Crystal Smith’s Bloodleaf is a harrowing tale of blood and sacrifice, following a princess abhorred by her people and a kingdom on the precipice of turmoil.
Princess Aurelia of Renalt harbors a closely-kept secret: she’s a witch—a status that could mean her demise. A kingdom plagued by fear and skepticism, Renalt harbors a deep and abiding hatred for magic, persecuting witches for their occult deeds. Under the watchful eye of the Tribunal, an organization dedicated to eradicating witches, Aurelia stirs their suspicions like no other, with rumors circulating of her magical prowess. After publicly confirming their suspicions in a moment of desperation, Aurelia flees the safety of her kingdom, accompanied by her brother, her guard, and her begrudging ally from the Tribunal. As the foursome journey to the kingdom of Achlev, Aurelia unearths a traitorous plot to turn the tables of power, razing both countries and all she holds dear.

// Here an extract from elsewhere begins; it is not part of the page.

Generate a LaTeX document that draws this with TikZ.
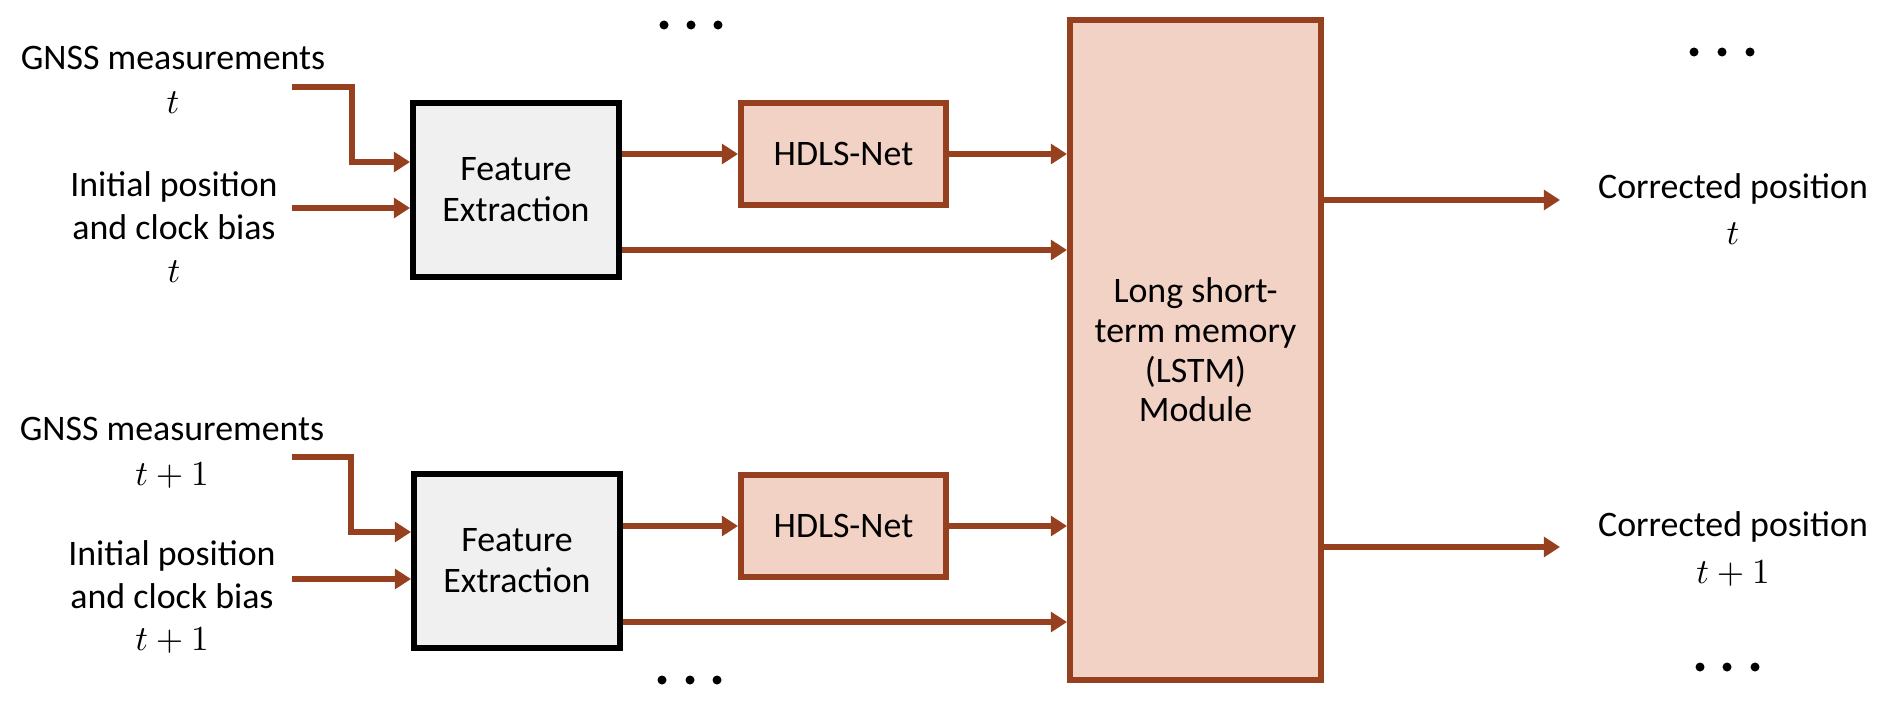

Crystal Smith deviates wonderfully from the standard tropes of the fantasy genre, diverging from the typical cookie-cutter stereotypes in favor of a compelling and altogether refreshing take. As I was just beginning the book, I wholeheartedly believed the tale would be a predictable one, having read books of similar theme and nature in the past. Yet, Bloodleaf threw me for a loop at multiple points, shattering my preconceived expectations and taking me for a wild and unexpected ride. Aurelia’s story is not only delightfully original, but also a thrilling and heartrending tale of love, duty, and continuous sacrifice—an emotive concoction that truly tugs at the heartstrings.
In my eyes, the characters either make or break a novel, and Smith excels at crafting rich and dynamic characters whose stories you invest in. Selflessness personified, Aurelia is a character you can’t help but empathize with and root for, marveling at what she’s willing to sacrifice for the good of the realms. In the same vein, the supporting characters, much like the protagonist, possess a similar larger-than-life quality. From Nathaniel’s loyalty and strong familial obligation to Zan’s sense of duty to Kate’s good-naturedness in a world of doom and gloom, each character plays an important role. Whereas, in some cases, supporting characters are lost in the background, tossed to the distant back burner of the story in favor of the protagonist, Smith ensures that each character is integral to the plot progression.
Aurelia’s younger brother Conrad, for instance, was a character I found myself particularly interested in, namely regarding his role in the story. Despite his much smaller presence in the book, Conrad still maintained quite a prevalence, influencing the course of the plot in ways I hadn’t foreseen. The ambiguity and uncertainty surrounding Conrad’s character contributes to the mysterious, keep-you-guessing theme rife within the Bloodleaf.
Similarly, the world building embodies that same air of mystery, for Smith deposits bits of information and history in periodic doses. While this typically would be a grievance for me, as I very much appreciate a fleshed-out world from the start, this style works effectively throughout the book. Enough backstory and temporal description are provided to understand the gravity of the plot and the characters’ choices, without an overload of information. Rather, it’s granted as needed, allowing readers to piece together how everything connects at the thrilling conclusion.
For fans of high-stakes fantasy or those simply in search of a riveting read, Bloodleaf is a spellbinding story that bewitches.